Attendees at my workshops are informed that 15 states produce nearly 80 percent of all school dropouts. I ask them if they believe that their state is one of those states. Some correctly say “yes”; some correctly say “no”; and some incorrectly identify their state’s position. I follow up and ask what the states on the list have in common. Most correctly state that the states are predominantly rural, are positioned along the southern and western borders, and have a large minority population. What they fail to identify is that the states spend less on education than the majority of states. With the American economy at the beginnings of a recession/depression, educational spending will be a major issue in the next few months.

The General Accounting Office estimates that the 50 sttates need to spend an additional $112 billion just to put school buildings in a reasonable working order.
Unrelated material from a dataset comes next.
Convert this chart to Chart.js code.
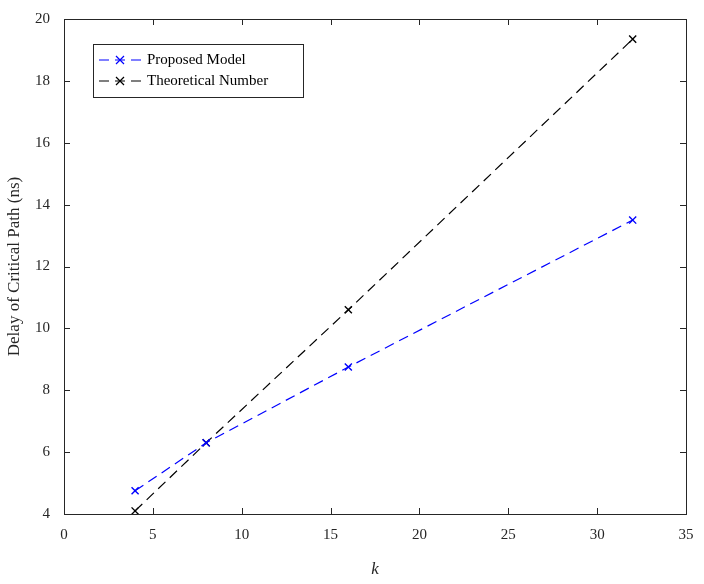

In the National Assessment of Educational Progress (NAEP) of the top 15 states in reading, 10 are among the top 20 percent of state spenders. Among the top 15 states in science curriculums, more than half are among the top 20 spenders.

Money however is not the magic answer to all of the problems. Obviously, Washington DC spends more money on education than any single state and has a terrible record. Massachusetts, is 43rd in spending and is high in achievement. But Massachusetts, is a state with one of the highest per-capita incomes in the country and a high concentration of elite public and private schools.

The reality is that when the data is released on achievement or dropouts or graduation rates, we need to look at how much each state spends on achieving those results.